The key point for investors is what the redemption removes rather than what it costs. Convertible note facilities like this one create a constant supply of stock as notes convert at a discount to market, and that supply is what tends to cap the share price of small-cap names that use them. Cancelling the facility ends that mechanic.
For a Cann Group share register that has lived through years of dilution and capital reshuffles, ending a convertible facility this early is the clearest signal yet that management believes it can fund the business another way.
Why ending the Obsidian facility early matters more than the dollar amount
The US$363,704 net payment is a rounding error in the context of Cann’s cultivation and GMP facility near Mildura. The reason the announcement matters is structural, not financial.

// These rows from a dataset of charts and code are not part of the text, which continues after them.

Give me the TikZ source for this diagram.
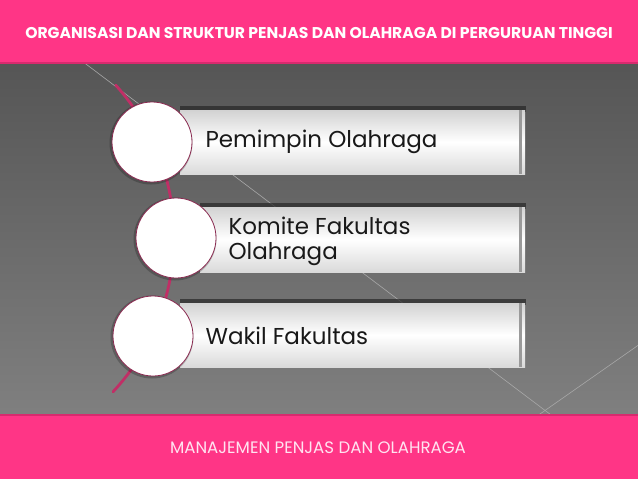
\documentclass[tikz,border=0pt]{standalone}
\usepackage{fontspec}
\setmainfont{Poppins}
\usetikzlibrary{positioning}

\definecolor{barpink}{HTML}{FF3586}
\definecolor{baredge}{HTML}{D82A6E}
\definecolor{linepink}{HTML}{C02F66}
\definecolor{rimpink}{HTML}{8B2C52}
\definecolor{bgtop}{HTML}{4E4E4E}
\definecolor{bgbot}{HTML}{878787}
\definecolor{stripe}{HTML}{A8A8A8}
\definecolor{boxtop}{HTML}{D2D2D2}
\definecolor{boxbot}{HTML}{DADADA}
\definecolor{boxedge}{HTML}{9A9A9A}
\definecolor{captext}{HTML}{FFE3F0}

\begin{document}
\begin{tikzpicture}[x=1pt, y=1pt,
    band/.style={fill=barpink},
    bandedge/.style={draw=baredge, line width=1.2pt},
    stripeline/.style={draw=stripe, line width=.6pt},
    spine/.style={draw=linepink, line width=2.8pt, line cap=round},
    slab/.style={top color=boxtop, bottom color=boxbot, middle color=white},
    slabshadow/.style={fill=black!85, opacity=.7},
    bevel/.style={fill=boxedge},
    ringshadow/.style={fill=black, opacity=.22},
    ring/.style={circle, minimum size=80pt, inner sep=0pt, draw=rimpink, line width=.8pt,
      fill=white},
    itemtext/.style={anchor=west, inner sep=0pt, text=black!90, align=left,
      font=\fontsize{23}{25}\selectfont}
  ]
    \useasboundingbox (0,0) rectangle (638,-479);
    \fill[top color=bgtop, bottom color=bgbot] (0,0) rectangle (638,-479);

    \draw[stripeline] (70,-52) -- (567,-427);
    \draw[stripeline] (660,-330) -- (520,-428);

    \coordinate (O) at (-53,-237);
    \draw[spine] (O) ++(42:227) arc[start angle=42, end angle=-43, radius=227];

    \coordinate (C1) at (152,-142);
    \coordinate (C2) at (176,-238);
    \coordinate (C3) at (153,-336);

    \fill[slabshadow] (180,-106) rectangle (526,-112);
    \shade[slab] (180,-110) rectangle (525,-174);
    \fill[bevel] (519,-110) rectangle (522,-174);

    \fill[slabshadow] (200,-203) rectangle (526,-209);
    \shade[slab] (200,-207) rectangle (525,-272);
    \fill[bevel] (519,-207) rectangle (522,-272);

    \fill[slabshadow] (180,-299) rectangle (526,-305);
    \shade[slab] (180,-303) rectangle (525,-367);
    \fill[bevel] (519,-303) rectangle (522,-367);

    \fill[ringshadow] (C1) ++(-1,-1) circle (41.5);
    \fill[ringshadow] (C2) ++(-1,-1) circle (41.5);
    \fill[ringshadow] (C3) ++(-1,-1) circle (41.5);
    \node[ring] (R1) at (C1) {};
    \node[ring] (R2) at (C2) {};
    \node[ring] (R3) at (C3) {};

    \node[itemtext, right=13pt of R1.east] (T1) {Pemimpin Olahraga};
    \node[itemtext, right=12pt of R2.east, yshift=-3pt] (T2) {Komite Fakultas\\Olahraga};
    \node[itemtext, right=12pt of R3.east] (T3) {Wakil Fakultas};

    \fill[band] (0,0) rectangle (638,-63);
    \draw[bandedge] (0,-63) -- (638,-63);
    \fill[band] (0,-415) rectangle (638,-479);
    \draw[bandedge] (0,-415) -- (638,-415);

    \node[text=white, font=\bfseries\fontsize{15.6}{18}\selectfont] (head) at (319,-33)
      {ORGANISASI DAN STRUKTUR PENJAS DAN OLAHRAGA DI PERGURUAN TINGGI};
    \node[text=captext, font=\fontsize{16.6}{19}\selectfont] (foot) at (318,-448)
      {MANAJEMEN PENJAS DAN OLAHRAGA};
\end{tikzpicture}
\end{document}
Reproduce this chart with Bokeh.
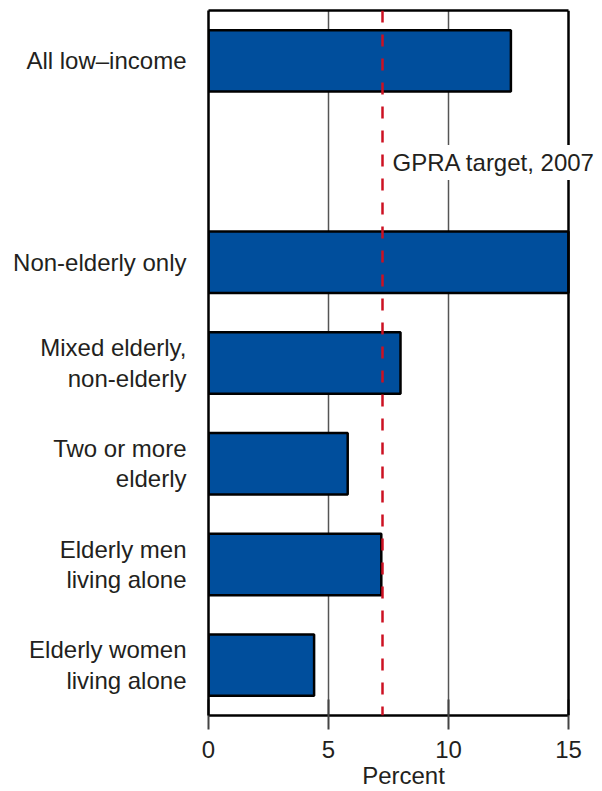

Convertible note facilities are essentially a promise to issue new shares at a future discounted price. As long as the facility is live, every rally in the stock is met by fresh selling from the noteholder converting and exiting. Retiring the facility removes that mechanical headwind from the order book.
Obsidian waiving the 5% premium is the part worth dwelling on. Lenders only walk away from a contracted premium when they want the deal closed cleanly, which usually means they have either deployed elsewhere or no longer see the conversion economics working in their favour.

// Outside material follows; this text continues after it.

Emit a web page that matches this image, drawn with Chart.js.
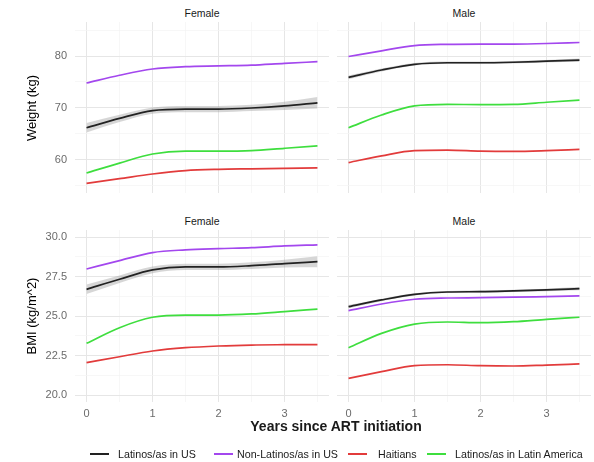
<!DOCTYPE html>
<html>
<head>
<meta charset="utf-8">
<script src="https://cdn.jsdelivr.net/npm/chart.js@4.4.0/dist/chart.umd.min.js"></script>
<style>
  body { margin: 0; background: #fff; font-family: "Liberation Sans", Arial, sans-serif; }
  #wrap { position: relative; width: 594px; height: 462px; overflow: hidden; }
  #wrap canvas { position: absolute; }
  .strip { position: absolute; font-size: 10.5px; color: #1a1a1a; transform: translate(-50%, -50%); white-space: nowrap; }
  .ytitle { position: absolute; font-size: 13px; color: #000; white-space: nowrap; transform: translate(-50%, -50%) rotate(-90deg); }
  .xtitle { position: absolute; font-size: 14px; font-weight: bold; color: #1a1a1a; white-space: nowrap; transform: translate(-50%, -50%); }
  .lkey { position: absolute; width: 19px; height: 2px; top: 453px; }
  .ltxt { position: absolute; top: 454px; font-size: 10.7px; color: #1a1a1a; white-space: nowrap; transform: translateY(-50%); }
</style>
</head>
<body>
<div id="wrap">
  <canvas id="wtFem" width="329" height="171" style="left:0;top:22px"></canvas>
  <canvas id="wtMale" width="254" height="171" style="left:337px;top:22px"></canvas>
  <canvas id="bmiFem" width="329" height="190" style="left:0;top:230px"></canvas>
  <canvas id="bmiMale" width="254" height="190" style="left:337px;top:230px"></canvas>

  <div class="strip" style="left:202px;top:13px">Female</div>
  <div class="strip" style="left:464px;top:13px">Male</div>
  <div class="strip" style="left:202px;top:221px">Female</div>
  <div class="strip" style="left:464px;top:221px">Male</div>

  <div class="ytitle" style="left:31px;top:108px">Weight (kg)</div>
  <div class="ytitle" style="left:31px;top:316px">BMI (kg/m^2)</div>
  <div class="xtitle" style="left:336px;top:426px">Years since ART initiation</div>
</div>

<script>
// Anos desde o inicio da TARV
const years = [0, 0.5, 1, 1.5, 2, 2.5, 3, 3.5];

const groupNames = ['Latinos/as in US', 'Non-Latinos/as in US', 'Haitians', 'Latinos/as in Latin America'];
const groupColors = ['#222222', '#a347ee', '#e23b3b', '#3ede3e'];

// Peso (kg) - mulheres
const wtFemLatUS = [66.2, 68.0, 69.5, 69.8, 69.8, 70.0, 70.4, 71.0];
const wtFemNonLat = [74.8, 76.3, 77.5, 77.95, 78.1, 78.25, 78.6, 78.9];
const wtFemHaiti = [55.5, 56.4, 57.3, 57.95, 58.2, 58.3, 58.4, 58.5];
const wtFemLatAm = [57.5, 59.4, 61.15, 61.7, 61.7, 61.8, 62.25, 62.7];
const wtFemLatUSLow = [65.3, 67.3, 68.9, 69.2, 69.2, 69.4, 69.6, 69.9];
const wtFemLatUSHigh = [67.1, 68.7, 70.1, 70.4, 70.4, 70.6, 71.2, 72.1];

// Peso (kg) - homens
const wtMaleLatUS = [75.9, 77.3, 78.4, 78.7, 78.7, 78.8, 79.0, 79.2];
const wtMaleNonLat = [79.9, 81.0, 82.0, 82.25, 82.3, 82.3, 82.4, 82.6];
const wtMaleHaiti = [59.5, 60.8, 61.8, 61.9, 61.7, 61.65, 61.8, 62.05];
const wtMaleLatAm = [66.2, 68.65, 70.4, 70.7, 70.65, 70.7, 71.1, 71.5];
const wtMaleLatUSLow = [75.55, 77.0, 78.15, 78.45, 78.45, 78.55, 78.75, 78.9];
const wtMaleLatUSHigh = [76.25, 77.6, 78.65, 78.95, 78.95, 79.05, 79.25, 79.5];

// IMC (kg/m^2) - mulheres
const bmiFemLatUS = [26.7, 27.34, 27.93, 28.12, 28.12, 28.2, 28.33, 28.45];
const bmiFemNonLat = [27.99, 28.52, 29.03, 29.2, 29.28, 29.34, 29.45, 29.52];
const bmiFemHaiti = [22.05, 22.43, 22.79, 23.0, 23.11, 23.17, 23.19, 23.2];
const bmiFemLatAm = [23.28, 24.27, 24.93, 25.07, 25.07, 25.14, 25.29, 25.45];
const bmiFemLatUSLow = [26.4, 27.1, 27.72, 27.92, 27.92, 27.99, 28.08, 28.1];
const bmiFemLatUSHigh = [27.0, 27.58, 28.14, 28.32, 28.32, 28.41, 28.58, 28.8];

// IMC (kg/m^2) - homens
const bmiMaleLatUS = [25.6, 26.03, 26.38, 26.53, 26.55, 26.6, 26.66, 26.74];
const bmiMaleNonLat = [25.35, 25.77, 26.07, 26.15, 26.17, 26.2, 26.24, 26.28];
const bmiMaleHaiti = [21.06, 21.48, 21.86, 21.92, 21.86, 21.84, 21.9, 21.97];
const bmiMaleLatAm = [23.0, 23.91, 24.5, 24.63, 24.59, 24.65, 24.8, 24.93];
const bmiMaleLatUSLow = [25.5, 25.95, 26.31, 26.46, 26.48, 26.53, 26.58, 26.64];
const bmiMaleLatUSHigh = [25.7, 26.11, 26.45, 26.6, 26.62, 26.67, 26.74, 26.84];

// Marcas dos eixos (principais e secundarias)
const yearTicks = [0, 1, 2, 3];
const yearMinor = [0.5, 1.5, 2.5, 3.5];
const wtTicks = [60, 70, 80];
const wtMinor = [55, 65, 75, 85];
const bmiTicks = [20, 22.5, 25, 27.5, 30];
const bmiMinor = [21.25, 23.75, 26.25, 28.75];

function pts(arr) {
    return arr.map((v, i) => ({ x: years[i], y: v }));
}

function gridOpts(major) {
    return {
        drawTicks: false,
        color: ctx => major.includes(ctx.tick && ctx.tick.value) ? '#e6e6e6' : '#f3f3f3',
        lineWidth: ctx => major.includes(ctx.tick && ctx.tick.value) ? 1 : 0.7
    };
}

function setTicks(major, minor) {
    return scale => {
        scale.ticks = major.concat(minor).sort((a, b) => a - b).map(v => ({ value: v }));
    };
}

// Funcao para criar um painel
function criarPainel(id, series, band, opts) {
    const datasets = series.map((s, i) => ({
        label: groupNames[i],
        data: pts(s),
        borderColor: groupColors[i],
        borderWidth: 1.7,
        pointRadius: 0,
        cubicInterpolationMode: 'monotone',
        fill: false
    }));
    // faixa de confianca (desenhada por baixo)
    datasets.push({
        label: 'hi',
        data: pts(band[1]),
        borderWidth: 0,
        pointRadius: 0,
        cubicInterpolationMode: 'monotone',
        backgroundColor: 'rgba(153,153,153,0.4)',
        fill: '+1'
    });
    datasets.push({
        label: 'lo',
        data: pts(band[0]),
        borderWidth: 0,
        pointRadius: 0,
        cubicInterpolationMode: 'monotone',
        fill: false
    });

    new Chart(document.getElementById(id), {
        type: 'line',
        data: { datasets: datasets },
        options: {
            responsive: false,
            animation: false,
            layout: { padding: 0 },
            plugins: { legend: { display: false }, tooltip: { enabled: false } },
            scales: {
                x: {
                    type: 'linear',
                    min: -0.175,
                    max: 3.675,
                    afterBuildTicks: setTicks(yearTicks, yearMinor),
                    afterFit: s => {
                        s.height = opts.showX ? 18 : 0;
                        s.paddingLeft = 0; s.paddingRight = 0;
                    },
                    grid: gridOpts(yearTicks),
                    border: { display: false },
                    ticks: {
                        display: opts.showX,
                        padding: 5,
                        color: '#6b6b6b',
                        font: { family: 'Liberation Sans', size: 11 },
                        maxRotation: 0,
                        autoSkip: false,
                        callback: v => yearTicks.includes(v) ? String(v) : ''
                    }
                },
                y: {
                    min: opts.ymin,
                    max: opts.ymax,
                    afterBuildTicks: setTicks(opts.major, opts.minor),
                    afterFit: s => {
                        s.width = opts.showY ? 75 : 0;
                        s.paddingTop = 0; s.paddingBottom = 0;
                    },
                    grid: gridOpts(opts.major),
                    border: { display: false },
                    ticks: {
                        display: opts.showY,
                        padding: 8,
                        color: '#6b6b6b',
                        font: { family: 'Liberation Sans', size: 11 },
                        autoSkip: false,
                        callback: v => opts.major.includes(v) ? opts.fmt(v) : ''
                    }
                }
            }
        }
    });
}

const wtOpts = { ymin: 53.65, ymax: 86.54, major: wtTicks, minor: wtMinor, fmt: v => String(v) };
const bmiOpts = { ymin: 19.56, ymax: 30.46, major: bmiTicks, minor: bmiMinor, fmt: v => v.toFixed(1) };

criarPainel('wtFem', [wtFemLatUS, wtFemNonLat, wtFemHaiti, wtFemLatAm], [wtFemLatUSLow, wtFemLatUSHigh],
    Object.assign({ showX: false, showY: true }, wtOpts));
criarPainel('wtMale', [wtMaleLatUS, wtMaleNonLat, wtMaleHaiti, wtMaleLatAm], [wtMaleLatUSLow, wtMaleLatUSHigh],
    Object.assign({ showX: false, showY: false }, wtOpts));
criarPainel('bmiFem', [bmiFemLatUS, bmiFemNonLat, bmiFemHaiti, bmiFemLatAm], [bmiFemLatUSLow, bmiFemLatUSHigh],
    Object.assign({ showX: true, showY: true }, bmiOpts));
criarPainel('bmiMale', [bmiMaleLatUS, bmiMaleNonLat, bmiMaleHaiti, bmiMaleLatAm], [bmiMaleLatUSLow, bmiMaleLatUSHigh],
    Object.assign({ showX: true, showY: false }, bmiOpts));

// Legenda (posicoes das chaves e textos)
const legendKeyX = [90, 214, 348, 427];
const legendTextX = [118, 237, 378, 455];
const wrap = document.getElementById('wrap');
groupNames.forEach((name, i) => {
    const key = document.createElement('div');
    key.className = 'lkey';
    key.style.left = legendKeyX[i] + 'px';
    key.style.background = groupColors[i];
    wrap.appendChild(key);
    const txt = document.createElement('div');
    txt.className = 'ltxt';
    txt.style.left = legendTextX[i] + 'px';
    txt.textContent = name;
    wrap.appendChild(txt);
});
</script>
</body>
</html>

What this says about how Cann sees its own funding runway
Management put the facility in place in March 2026 and is unwinding it in June. That is a fast reversal, and companies do not typically retire dilutive capital this quickly unless the operating cash position has improved or a cleaner funding pathway has opened up.
Our take is that the redemption is a positioning move ahead of the next stage of the Botanitech and Mallee Bloom commercial story. A clean capital structure is easier to take to institutional investors than one weighed down by a live convertible facility, particularly in medicinal cannabis where the equity story has historically been the hardest part of the pitch.

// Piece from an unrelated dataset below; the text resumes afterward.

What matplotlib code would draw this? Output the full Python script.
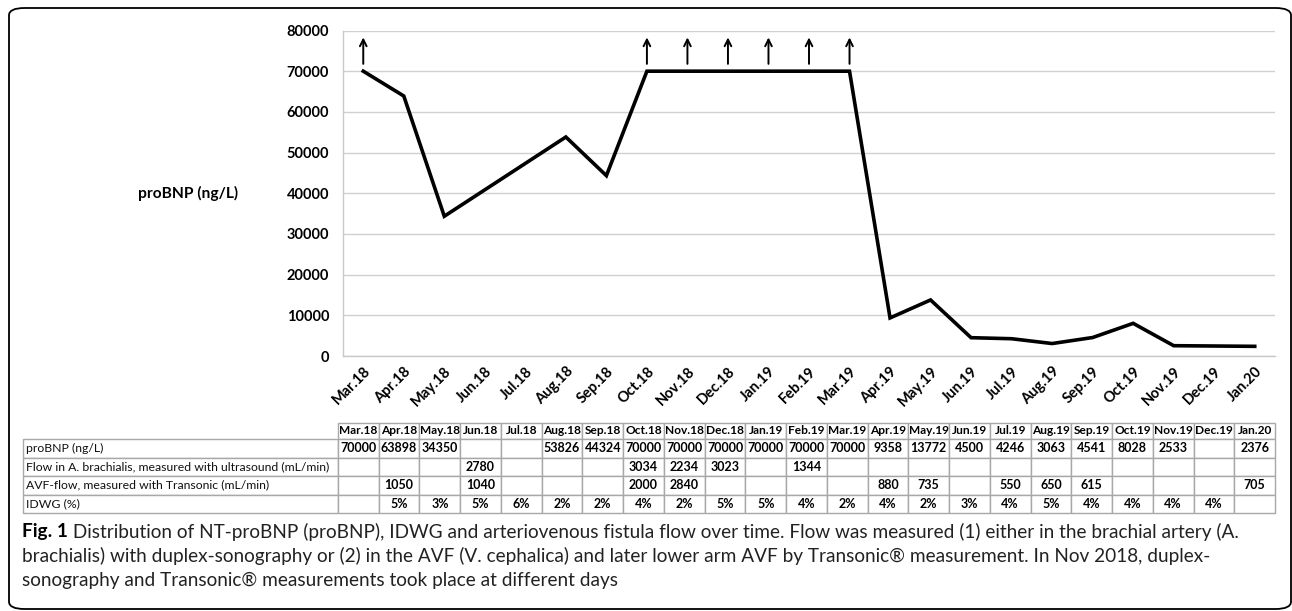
import numpy as np
import matplotlib
matplotlib.use("Agg")
import matplotlib.pyplot as plt
from matplotlib.patches import FancyBboxPatch

# ---------------- data ----------------
months = ["Mar.18", "Apr.18", "May.18", "Jun.18", "Jul.18", "Aug.18", "Sep.18",
          "Oct.18", "Nov.18", "Dec.18", "Jan.19", "Feb.19", "Mar.19", "Apr.19",
          "May.19", "Jun.19", "Jul.19", "Aug.19", "Sep.19", "Oct.19", "Nov.19",
          "Dec.19", "Jan.20"]
probnp = [70000, 63898, 34350, None, None, 53826, 44324, 70000, 70000, 70000,
          70000, 70000, 70000, 9358, 13772, 4500, 4246, 3063, 4541, 8028, 2533,
          None, 2376]
flow_brachialis = [None, None, None, 2780, None, None, None, 3034, 2234, 3023,
                   None, 1344, None, None, None, None, None, None, None, None,
                   None, None, None]
avf_flow = [None, 1050, None, 1040, None, None, None, 2000, 2840, None, None,
            None, None, 880, 735, None, 550, 650, 615, None, None, None, 705]
idwg = [None, "5%", "3%", "5%", "6%", "2%", "2%", "4%", "2%", "5%", "5%", "4%",
        "2%", "4%", "2%", "3%", "4%", "5%", "4%", "4%", "4%", "4%", None]
above_limit = ["Mar.18", "Oct.18", "Nov.18", "Dec.18", "Jan.19", "Feb.19", "Mar.19"]
row_labels = ["proBNP (ng/L)",
              "Flow in A. brachialis, measured with ultrasound (mL/min)",
              "AVF-flow, measured with Transonic (mL/min)",
              "IDWG (%)"]
ylabel = "proBNP (ng/L)"
caption_lines = [
    ("Fig. 1", " Distribution of NT-proBNP (proBNP), IDWG and arteriovenous fistula flow over time. Flow was measured (1) either in the brachial artery (A."),
    ("", "brachialis) with duplex-sonography or (2) in the AVF (V. cephalica) and later lower arm AVF by Transonic\u00ae measurement. In Nov 2018, duplex-"),
    ("", "sonography and Transonic\u00ae measurements took place at different days"),
]

# ---------------- figure ----------------
W, H = 1292, 611
fig = plt.figure(figsize=(W / 100, H / 100), dpi=100)
FONT = ["Lato", "DejaVu Sans"]

def fx(px):
    return px / W

def fy(py):
    return 1 - py / H

# page frame
frame = FancyBboxPatch((fx(9), fy(609)), fx(1291) - fx(9), fy(8) - fy(609),
                       boxstyle="round,pad=0,rounding_size=0.012",
                       transform=fig.transFigure, fill=False, ec="black",
                       lw=1.3, zorder=0)
fig.patches.append(frame)

ax_l, ax_r, ax_t, ax_b = 343, 1275, 30.5, 356
ax = fig.add_axes([fx(ax_l), fy(ax_b), fx(ax_r) - fx(ax_l), fy(ax_t) - fy(ax_b)])

x = np.arange(len(months))
y = np.array([np.nan if v is None else v for v in probnp], dtype=float)
m = ~np.isnan(y)
ax.plot(x[m], y[m], color="black", lw=2.6, solid_joinstyle="miter", zorder=3)

for mo in above_limit:
    i = months.index(mo)
    ax.annotate("", xy=(i, 78300), xytext=(i, 71800),
                arrowprops=dict(arrowstyle="->", color="black", lw=1.4,
                                mutation_scale=12, shrinkA=0, shrinkB=0),
                zorder=4)

ax.set_xlim(-0.5, len(months) - 0.5)
ax.set_ylim(0, 80000)
ax.set_yticks(np.arange(0, 80001, 10000))
ax.set_yticklabels([str(v) for v in range(0, 80001, 10000)],
                   fontfamily=FONT, fontweight="bold", fontsize=10.5)
ax.set_xticks(x)
ax.set_xticklabels(months, rotation=45, ha="right", rotation_mode="anchor",
                   fontfamily=FONT, fontweight="bold", fontsize=10.5)
ax.tick_params(axis="both", length=0)
ax.tick_params(axis="x", pad=6)
ax.tick_params(axis="y", pad=10)
ax.grid(axis="y", color="#d0d0d0", lw=1.0)
ax.set_axisbelow(True)
for s in ["top", "right"]:
    ax.spines[s].set_visible(False)
ax.spines["left"].set_color("#c8c8c8")
ax.spines["bottom"].set_color("#c8c8c8")
ax.spines["left"].set_linewidth(1.0)
ax.spines["bottom"].set_linewidth(1.0)

ax.set_ylabel(ylabel, rotation=0, ha="center", va="center",
              fontfamily=FONT, fontweight="bold", fontsize=11.2)
ax.yaxis.set_label_coords((188 - ax_l) / (ax_r - ax_l), 0.5)

# ---------------- data table ----------------
def fmt(v):
    return "" if v is None else str(v)

header = [""] + months
rows = [[row_labels[0]] + [fmt(v) for v in probnp],
        [row_labels[1]] + [fmt(v) for v in flow_brachialis],
        [row_labels[2]] + [fmt(v) for v in avf_flow],
        [row_labels[3]] + [fmt(v) for v in idwg]]

tab_l, tab_t, tab_b = 23, 423, 513
axw = ax_r - ax_l
axh = ax_b - ax_t
bbox = [(tab_l - ax_l) / axw, (ax_b - tab_b) / axh,
        (ax_r - tab_l) / axw, (tab_b - tab_t) / axh]
label_w = ax_l - 5 - tab_l
col_w = (ax_r - (ax_l - 5)) / len(months)
tbl = ax.table(cellText=rows, colLabels=header, cellLoc="center",
               colWidths=[label_w] + [col_w] * len(months),
               bbox=bbox)
tbl.auto_set_font_size(False)
row_h = [16] + [18.5] * 4
for (r, c), cell in tbl.get_celld().items():
    cell.set_edgecolor("#a8a8a8")
    cell.set_linewidth(1.0)
    cell.set_height(row_h[r])
    txt = cell.get_text()
    txt.set_fontfamily(FONT)
    txt.set_clip_on(False)
    if r == 0:
        txt.set_fontweight("bold")
        txt.set_fontsize(8.6)
        if c == 0:
            cell.visible_edges = "open"
    elif c == 0:
        txt.set_fontsize(8.8)
        txt.set_ha("left")
        txt.set_color("#111111")
        cell.PAD = 0.008
    else:
        txt.set_fontweight("bold")
        txt.set_fontsize(9.0)

# ---------------- caption ----------------
cap_y = [532, 556, 580]
CAP_FS = 13.7
for (bold, rest), yy in zip(caption_lines, cap_y):
    if bold:
        t = fig.text(fx(22), fy(yy), bold, fontfamily=FONT, fontweight="bold",
                     fontsize=CAP_FS, va="center", ha="left")
        fig.canvas.draw()
        bb = t.get_window_extent()
        fig.text(bb.x1 / W, fy(yy), rest, fontfamily=FONT, fontsize=CAP_FS,
                 va="center", ha="left", color="#222222")
    else:
        fig.text(fx(22), fy(yy), rest, fontfamily=FONT, fontsize=CAP_FS,
                 va="center", ha="left", color="#222222")

fig.savefig("out.png", dpi=100)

The skeptical read is that the underlying business has not actually changed today. Cann still has to demonstrate that domestic and offshore demand for its dried flower, oil, vape and edible products can translate into the kind of recurring revenue that justifies a re-rate. The note redemption clears the path. It does not walk down it.
How small-cap dilution dynamics shape the read on this
ASX small caps trade on thin order books, and convertible facilities amplify that fragility because they introduce a known seller into a market that already lacks natural buyers. We have written before about why ASX small caps can swing violently on no obvious news, and convertible overhang is one of the structural reasons price discovery breaks down.
Removing the Obsidian facility takes one of those structural forces off the table for Cann. The stock can now respond to operational news on its own merits rather than being pulled lower every time a noteholder converts and sells.
The Investors Takeaway for Cann Group
The Obsidian redemption is a tidy piece of capital management that costs almost nothing and removes a real headwind. From here, the burden shifts entirely to operations. Investors will want to see the Mildura facility produce revenue growth that does not require a fresh capital raise within the next twelve months.
We would also want to see disclosure on cash balance and burn rate in the next quarterly, because retiring even a small facility says something about how comfortable the board feels with current liquidity. Investors can read our related healthcare small-cap commentary at stocksdownunder for further context.
The next data point that matters is the FY26 result and whether the Botanitech and Mallee Bloom brands have built the kind of revenue base that makes today’s redemption look like the start of a turnaround rather than a tidy footnote.